Bundesliga: Wielka forma najbliższego rywala BVB, Peszko "poniżej krytyki"!

Hertha Berlin coraz bliżej spadku! Stołeczny zespół został rozgromiony przez VfL Wolfsburg. Niemieckie media oceniły występ Sławomira Peszko, Ariela Borysiuka i Eugena Polanskiego w sobotnich spotkaniach 28. kolejki Bundesligi.

Gol Lewana Kobiaszwiliego to były miłe złego początki dla Herthy Berlin. Po niespełna półgodzinie gry Christoph Janker trafił do własnej bramki, próbując interweniować po centrze Ashkana Dejagaha. Irańczyk wyróżnił się 5 minut później, gdy obsłużył podaniem Patricka Helmesa.

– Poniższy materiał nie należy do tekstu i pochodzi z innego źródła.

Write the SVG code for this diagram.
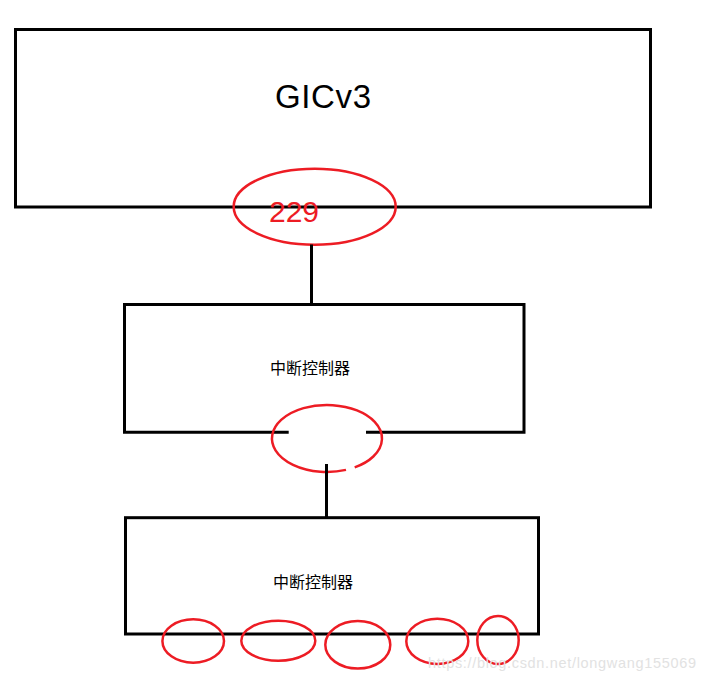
<svg xmlns="http://www.w3.org/2000/svg" width="706" height="682" viewBox="0 0 706 682">
<style>
.box{fill:none;stroke:#000;stroke-width:3}
.ln{stroke:#000;stroke-width:3;fill:none}
.ring{fill:none;stroke:#ed1c24;stroke-width:2.5}
.cn{font-family:"Noto Sans CJK SC","Noto Sans",sans-serif;font-size:16px;fill:#000}
</style>
<rect width="706" height="682" fill="#fff"/>
<g id="gicv3">
<rect class="box" x="15.5" y="29.5" width="635" height="177.5"/>
<text x="275" y="108" font-family="Liberation Sans, Arial, sans-serif" font-size="33" textLength="96" fill="#000">GICv3</text>
</g>
<g id="irq229">
<ellipse class="ring" cx="314.7" cy="206.7" rx="81" ry="38"/>
<text x="269" y="222" font-family="Liberation Sans, Arial, sans-serif" font-size="30" fill="#ed1c24">229</text>
</g>
<g id="ctrl1">
<path class="ln" d="M288.7 432.3 H124.5 V304.5 H524 V432.3 H366"/>
<text class="cn" x="270" y="374">中断控制器</text>
</g>
<g id="ctrl1-port">
<path class="ring" d="M346 469.9 A55 33.5 0 1 1 354.7 467.4"/>
</g>
<g id="ctrl2">
<rect class="box" x="125.5" y="517.7" width="413" height="116.3"/>
<text class="cn" x="273" y="588">中断控制器</text>
</g>
<g id="ports">
<ellipse class="ring" cx="193.2" cy="641" rx="30.8" ry="21.7"/>
<ellipse class="ring" cx="278.3" cy="640.7" rx="37" ry="20"/>
<ellipse class="ring" cx="357.8" cy="644.8" rx="32.5" ry="23.8"/>
<ellipse class="ring" cx="437.3" cy="641.3" rx="31" ry="22.6"/>
<ellipse class="ring" cx="498" cy="640" rx="20.7" ry="24"/>
</g>
<g id="connectors">
<line class="ln" x1="311.5" y1="244.5" x2="311.5" y2="305"/>
<line class="ln" x1="326.5" y1="464" x2="326.5" y2="519"/>
</g>
<text x="428" y="668" font-family="Liberation Sans, Arial, sans-serif" font-size="14.5" fill="#e2e2e2" textLength="268">https://blog.csdn.net/longwang155069</text>
</svg>
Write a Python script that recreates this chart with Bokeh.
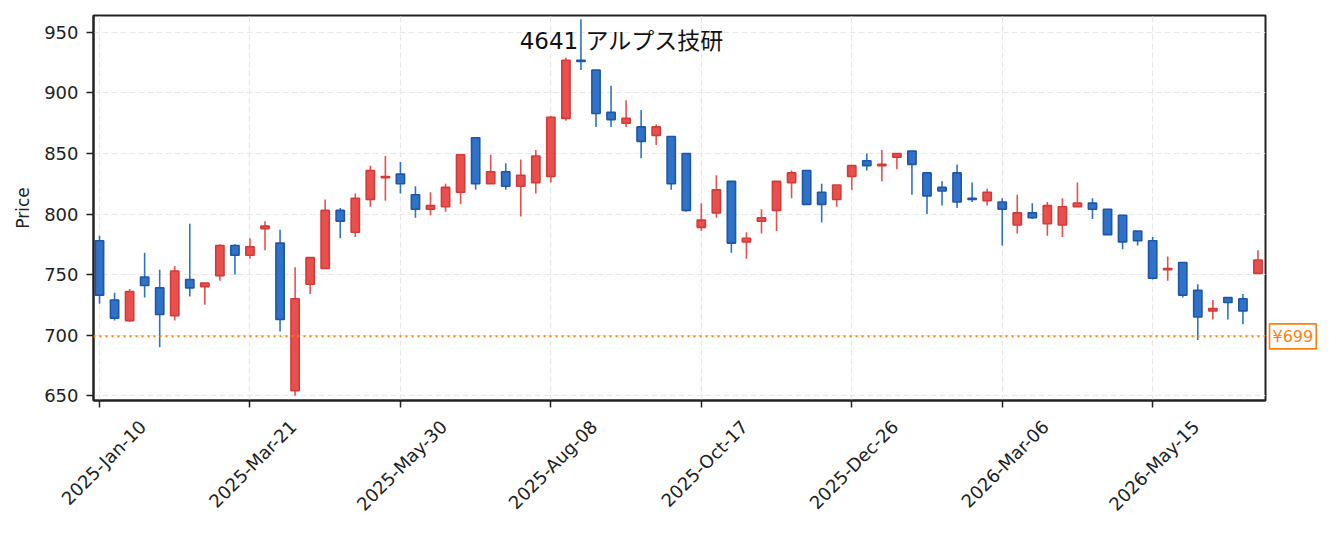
import math
import pandas as pd
from bokeh.plotting import figure
from bokeh.models import (Range1d, Label, Span, FixedTicker, ColumnDataSource, LinearAxis,
                          CustomLabelingPolicy)
from bokeh.embed import file_html
from bokeh.resources import INLINE

# ---- data (weekly candles) ----
title_text = "4641 アルプス技研"
start_date = "2025-01-10"
opens = [778, 729, 712, 748, 739, 716, 746, 740, 749, 774, 766, 788, 776, 654, 742, 755, 803, 785, 812, 830,
         833, 816, 804, 806, 818, 863, 825, 835, 823, 826, 831, 879, 927, 919, 884, 875, 872, 865, 864, 850,
         789, 801, 827, 777, 794, 803, 826, 836, 818, 812, 831, 844, 840, 847, 852, 834, 822, 834, 813, 811,
         810, 791, 801, 792, 791, 806, 809, 804, 799, 786, 778, 754, 760, 737, 720, 731, 730, 751]
highs = [782, 735, 738, 768, 754, 757, 792, 743, 775, 775, 780, 794, 787, 756, 764, 812, 805, 817, 840, 848,
         843, 823, 818, 825, 849, 863, 849, 842, 845, 853, 881, 929, 961, 919, 906, 894, 886, 874, 864, 850,
         809, 832, 827, 785, 804, 827, 836, 836, 825, 824, 840, 850, 853, 850, 852, 834, 827, 841, 826, 821,
         813, 816, 809, 810, 813, 826, 813, 804, 799, 786, 781, 765, 760, 742, 729, 731, 734, 770]
lows = [726, 712, 711, 731, 690, 712, 732, 725, 745, 750, 763, 770, 703, 650, 734, 755, 780, 781, 806, 811,
        817, 797, 799, 802, 808, 820, 825, 820, 798, 817, 826, 877, 919, 872, 872, 872, 846, 857, 820, 802,
        786, 797, 768, 763, 784, 786, 813, 808, 793, 806, 820, 836, 827, 837, 816, 800, 807, 805, 810, 807,
        774, 784, 796, 782, 781, 806, 796, 783, 771, 774, 746, 745, 731, 696, 713, 713, 709, 751]
closes = [733, 714, 736, 741, 717, 753, 739, 743, 774, 766, 773, 790, 713, 730, 764, 803, 794, 813, 836, 831,
          825, 804, 807, 822, 849, 825, 835, 823, 832, 848, 880, 927, 926, 883, 878, 879, 860, 872, 825, 803,
          795, 820, 776, 780, 797, 827, 834, 808, 808, 824, 840, 840, 841, 850, 841, 815, 819, 810, 812, 818,
          804, 801, 797, 807, 806, 809, 804, 783, 777, 778, 747, 755, 733, 715, 722, 727, 720, 762]
ref_price = 699
y_ticks = [650, 700, 750, 800, 850, 900, 950]
tick_step = 10

# ---- derived ----
n = len(opens)
dates = pd.date_range(start_date, periods=n, freq="7D")
idx = list(range(n))
up_fill, up_line = "#e8504d", "#d43a3a"
dn_fill, dn_line = "#2f72c8", "#1f56a8"
up = [c >= o for o, c in zip(opens, closes)]
src = ColumnDataSource(dict(
    x=idx,
    o=opens, h=highs, l=lows, c=closes,
    top=[max(o, c) for o, c in zip(opens, closes)],
    bot=[min(o, c) for o, c in zip(opens, closes)],
    fill=[up_fill if u else dn_fill for u in up],
    line=[up_line if u else dn_line for u in up],
    wick=[up_fill if u else dn_fill for u in up],
))

FONT = "DejaVu Sans"
p = figure(width=1321, height=525, output_backend="svg", toolbar_location=None,
           x_range=Range1d(-0.4, n - 0.5), y_range=Range1d(646, 964),
           min_border_left=93, min_border_right=56, min_border_top=15, min_border_bottom=122)

p.segment(x0="x", y0="l", x1="x", y1="h", line_color="wick", line_width=1.6, source=src)
p.vbar(x="x", width=0.55, top="top", bottom="bot", fill_color="fill", line_color="line",
       line_width=1.6, source=src)

p.add_layout(Span(location=ref_price, dimension="width", line_color="#ff7f0e",
                  line_dash="2 4", line_width=2))

# price tag placed in the right side panel so it is not clipped to the frame
p.add_layout(Label(x=n - 0.5, y=ref_price, x_offset=4, text="¥%d" % ref_price,
                   text_align="left", text_baseline="middle", text_color="#ff7f0e",
                   text_font=FONT, text_font_size="16px",
                   background_fill_color="white", border_line_color="#ff7f0e",
                   border_line_width=1.6, padding=3), "right")

p.add_layout(Label(x=34.7, y=943, text=title_text, text_align="center", text_baseline="middle",
                   text_color="#111111", text_font=FONT + ", Noto Sans CJK JP",
                   text_font_size="23px"))

# axes
tick_pos = list(range(0, n, tick_step))
label_shift = 2.875  # rotated labels centred under their ticks
hide_labels = CustomLabelingPolicy(code="""
for (const i of indices) { indices.unset(i) }
return indices
""")
p.xaxis.ticker = FixedTicker(ticks=tick_pos)
p.xaxis.major_label_policy = hide_labels
p.xaxis.major_label_text_font_size = "0px"
p.xaxis.major_label_standoff = 0
p.yaxis.ticker = FixedTicker(ticks=y_ticks)
p.yaxis.axis_label = "Price"
for ax in (p.xaxis[0], p.yaxis[0]):
    ax.axis_line_color = "#222222"
    ax.axis_line_width = 2
    ax.major_tick_line_color = "#222222"
    ax.major_tick_line_width = 1.5
    ax.major_tick_out = 7
    ax.major_tick_in = 0
    ax.minor_tick_line_color = None
p.yaxis.major_label_text_font = FONT
p.yaxis.major_label_text_font_size = "18px"
p.yaxis.major_label_text_color = "#222222"
p.yaxis.major_label_standoff = 8
p.yaxis.axis_label_text_font = FONT
p.yaxis.axis_label_text_font_size = "17px"
p.yaxis.axis_label_text_font_style = "normal"
p.yaxis.axis_label_text_color = "#222222"
p.yaxis.axis_label_standoff = 8

lab_ax = LinearAxis(ticker=FixedTicker(ticks=[t + label_shift for t in tick_pos]),
                    major_label_overrides={t + label_shift: dates[t].strftime("%Y-%b-%d") for t in tick_pos},
                    major_label_orientation=math.pi / 4,
                    major_label_text_font=FONT, major_label_text_font_size="18px",
                    major_label_text_color="#222222", major_label_standoff=16,
                    axis_line_color=None, major_tick_line_color=None, minor_tick_line_color=None,
                    major_tick_out=0, major_tick_in=0)
p.add_layout(lab_ax, "below")

p.grid.grid_line_color = "#e8e8e8"
p.grid.grid_line_dash = "6 3"
p.grid.grid_line_width = 1.2
p.outline_line_color = "#222222"
p.outline_line_width = 2
p.outline_line_alpha = 1
p.background_fill_color = "white"
p.border_fill_color = "white"

open("out.html", "w").write(file_html(p, INLINE))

Po zmianie stron Stara Dama dążyła do doprowadzenia do remisu i stworzyła sobie sporo okazji pod bramką Diego Benaglio. Szwajcar interweniował jednak bez zarzutu. Losy rywalizacji rozstrzygnął Mario Mandzukić, wykorzystując błąd Patricka Neumanna, a wynik ustalił po zagraniu Chorwata Helmes.

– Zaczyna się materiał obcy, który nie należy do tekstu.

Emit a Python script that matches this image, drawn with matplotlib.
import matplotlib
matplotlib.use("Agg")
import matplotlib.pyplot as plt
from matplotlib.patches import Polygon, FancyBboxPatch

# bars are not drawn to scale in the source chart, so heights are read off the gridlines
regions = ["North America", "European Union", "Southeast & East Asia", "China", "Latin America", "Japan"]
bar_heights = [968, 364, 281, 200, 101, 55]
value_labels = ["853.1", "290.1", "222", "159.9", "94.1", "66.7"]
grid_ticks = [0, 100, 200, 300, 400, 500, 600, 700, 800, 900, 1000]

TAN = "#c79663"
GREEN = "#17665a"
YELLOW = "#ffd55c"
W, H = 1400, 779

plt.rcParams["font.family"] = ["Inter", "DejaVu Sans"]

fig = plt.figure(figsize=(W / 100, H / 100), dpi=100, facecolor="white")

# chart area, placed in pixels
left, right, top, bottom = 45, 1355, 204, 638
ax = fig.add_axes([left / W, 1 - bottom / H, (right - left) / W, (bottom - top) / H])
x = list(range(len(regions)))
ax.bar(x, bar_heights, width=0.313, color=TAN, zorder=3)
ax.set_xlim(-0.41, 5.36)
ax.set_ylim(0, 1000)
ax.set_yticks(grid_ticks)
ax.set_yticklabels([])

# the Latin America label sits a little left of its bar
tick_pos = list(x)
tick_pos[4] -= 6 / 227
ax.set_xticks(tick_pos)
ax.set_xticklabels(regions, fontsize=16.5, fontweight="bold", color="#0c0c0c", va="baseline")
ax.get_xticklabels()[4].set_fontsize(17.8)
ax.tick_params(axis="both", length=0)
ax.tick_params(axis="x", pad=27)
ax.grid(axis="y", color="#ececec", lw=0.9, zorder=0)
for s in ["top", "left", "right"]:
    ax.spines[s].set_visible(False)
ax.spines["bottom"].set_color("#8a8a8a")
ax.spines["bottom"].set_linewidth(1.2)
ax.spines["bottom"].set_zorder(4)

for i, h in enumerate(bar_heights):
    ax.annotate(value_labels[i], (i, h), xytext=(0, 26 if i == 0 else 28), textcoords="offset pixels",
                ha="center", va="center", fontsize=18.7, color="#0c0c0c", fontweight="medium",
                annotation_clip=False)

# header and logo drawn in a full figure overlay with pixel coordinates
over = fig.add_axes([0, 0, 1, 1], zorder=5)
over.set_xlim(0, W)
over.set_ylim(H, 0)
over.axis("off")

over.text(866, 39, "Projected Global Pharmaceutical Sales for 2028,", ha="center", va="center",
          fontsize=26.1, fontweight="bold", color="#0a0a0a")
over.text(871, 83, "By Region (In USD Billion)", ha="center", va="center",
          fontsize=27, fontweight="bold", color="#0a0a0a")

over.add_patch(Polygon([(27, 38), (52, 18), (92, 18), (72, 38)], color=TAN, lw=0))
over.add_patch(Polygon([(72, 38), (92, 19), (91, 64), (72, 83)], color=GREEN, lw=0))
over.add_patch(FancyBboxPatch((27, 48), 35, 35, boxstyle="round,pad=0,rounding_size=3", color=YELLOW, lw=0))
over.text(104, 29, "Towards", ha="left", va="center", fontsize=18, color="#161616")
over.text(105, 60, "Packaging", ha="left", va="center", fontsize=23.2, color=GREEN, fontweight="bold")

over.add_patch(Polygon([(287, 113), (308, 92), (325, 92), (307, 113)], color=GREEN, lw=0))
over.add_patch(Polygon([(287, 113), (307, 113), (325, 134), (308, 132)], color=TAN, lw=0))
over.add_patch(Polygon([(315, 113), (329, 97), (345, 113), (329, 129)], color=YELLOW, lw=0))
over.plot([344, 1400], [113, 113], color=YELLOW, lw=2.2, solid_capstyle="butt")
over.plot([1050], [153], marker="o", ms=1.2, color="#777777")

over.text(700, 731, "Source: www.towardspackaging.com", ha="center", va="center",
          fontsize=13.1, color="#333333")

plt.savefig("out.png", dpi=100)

Drużyna Felixa Magatha wygrał 4. mecz z rzędu i w tabeli zrównała się punktami ze Stuttgartem, Bayerem oraz Werderem. Za tydzień Wilki podejmą Borussię Dortmund i faworyci zapewne nie będą mieli łatwego zadania.

TABELA BUNDESLIGI ->>>

Hertha Berlin - VfL Wolfsburg 1:4 (1:2)
1:0 - Kobiaszwili 13'
1:1 - Janker 29' (sam.)
1:2 - Helmes 34'
1:3 - Mandzukić 77'
1:4 - Helmes 81'

Sławomir Peszko znów zawiódł. Od Bildu pomocnik FC Koeln otrzymał "6" - ocenę
najniższą z możliwych. "Decyzja o zmienieniu go już w przerwie była poprawna" - podsumowali dziennikarze goal.com/de. "Z meczu na mecz jest coraz słabszy. Przeciwko Augsburgowi był bardzo słaby" - ocenił Koelner-Stadt Anzeiger, który również przyznał byłemu graczowi Lecha "6".

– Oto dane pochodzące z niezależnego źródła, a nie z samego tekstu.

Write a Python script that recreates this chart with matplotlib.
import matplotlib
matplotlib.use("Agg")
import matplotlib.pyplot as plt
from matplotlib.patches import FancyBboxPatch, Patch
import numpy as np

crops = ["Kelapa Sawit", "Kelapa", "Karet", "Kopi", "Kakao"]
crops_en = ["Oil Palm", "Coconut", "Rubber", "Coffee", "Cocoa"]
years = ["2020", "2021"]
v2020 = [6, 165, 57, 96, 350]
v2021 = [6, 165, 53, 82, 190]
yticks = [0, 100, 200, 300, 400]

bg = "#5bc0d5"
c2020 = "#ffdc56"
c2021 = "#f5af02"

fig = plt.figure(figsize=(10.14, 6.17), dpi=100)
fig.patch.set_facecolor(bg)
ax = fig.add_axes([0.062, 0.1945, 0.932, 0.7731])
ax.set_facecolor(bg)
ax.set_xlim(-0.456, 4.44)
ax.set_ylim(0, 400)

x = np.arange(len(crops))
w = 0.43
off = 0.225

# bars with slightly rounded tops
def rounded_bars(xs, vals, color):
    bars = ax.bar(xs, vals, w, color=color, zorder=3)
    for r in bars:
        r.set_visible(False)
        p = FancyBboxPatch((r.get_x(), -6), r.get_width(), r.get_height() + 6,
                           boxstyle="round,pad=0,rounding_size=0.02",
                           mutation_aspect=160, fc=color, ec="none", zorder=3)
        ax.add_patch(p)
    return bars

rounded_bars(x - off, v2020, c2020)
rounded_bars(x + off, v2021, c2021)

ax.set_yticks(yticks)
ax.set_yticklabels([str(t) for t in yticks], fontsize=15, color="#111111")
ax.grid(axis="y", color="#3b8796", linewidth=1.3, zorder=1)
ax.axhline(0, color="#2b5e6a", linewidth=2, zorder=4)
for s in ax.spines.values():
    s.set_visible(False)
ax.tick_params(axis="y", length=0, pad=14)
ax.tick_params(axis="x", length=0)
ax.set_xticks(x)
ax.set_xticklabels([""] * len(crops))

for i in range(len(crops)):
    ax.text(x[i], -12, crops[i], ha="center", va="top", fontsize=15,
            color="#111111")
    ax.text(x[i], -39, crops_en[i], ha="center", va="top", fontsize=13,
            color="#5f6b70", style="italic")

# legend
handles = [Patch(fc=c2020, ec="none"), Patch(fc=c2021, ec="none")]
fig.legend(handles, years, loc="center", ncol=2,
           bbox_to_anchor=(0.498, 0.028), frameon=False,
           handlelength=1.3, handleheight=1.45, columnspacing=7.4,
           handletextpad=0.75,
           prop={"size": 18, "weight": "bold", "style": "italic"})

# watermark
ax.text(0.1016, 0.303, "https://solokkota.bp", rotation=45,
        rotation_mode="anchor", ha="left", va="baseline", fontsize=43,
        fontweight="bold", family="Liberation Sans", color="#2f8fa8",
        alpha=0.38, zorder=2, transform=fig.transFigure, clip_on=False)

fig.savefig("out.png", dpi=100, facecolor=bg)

Ariel Borysiuk ponownie niczym się nie wyróżnił. Od Bildu dostał "4", podobnie jak większość zawodników K'lautern. "Polak często był niewidoczny i nie miał żadnych pomysłów. Próbował się ratować rozpaczliwymi strzałami z dystansu" - skrytykowali 21-latka żurnaliści.

Znacznie lepiej poszło tym razem Eugenowi Polanskiemu. Zdaniem Bildu środkowy pomocnik Mainz zasłużył na "3", a goal.com/de przyznał mu "7" (skala od 1 do 10). Kadrowicz Smudy był nie do przejścia dla rozgrywających Werder.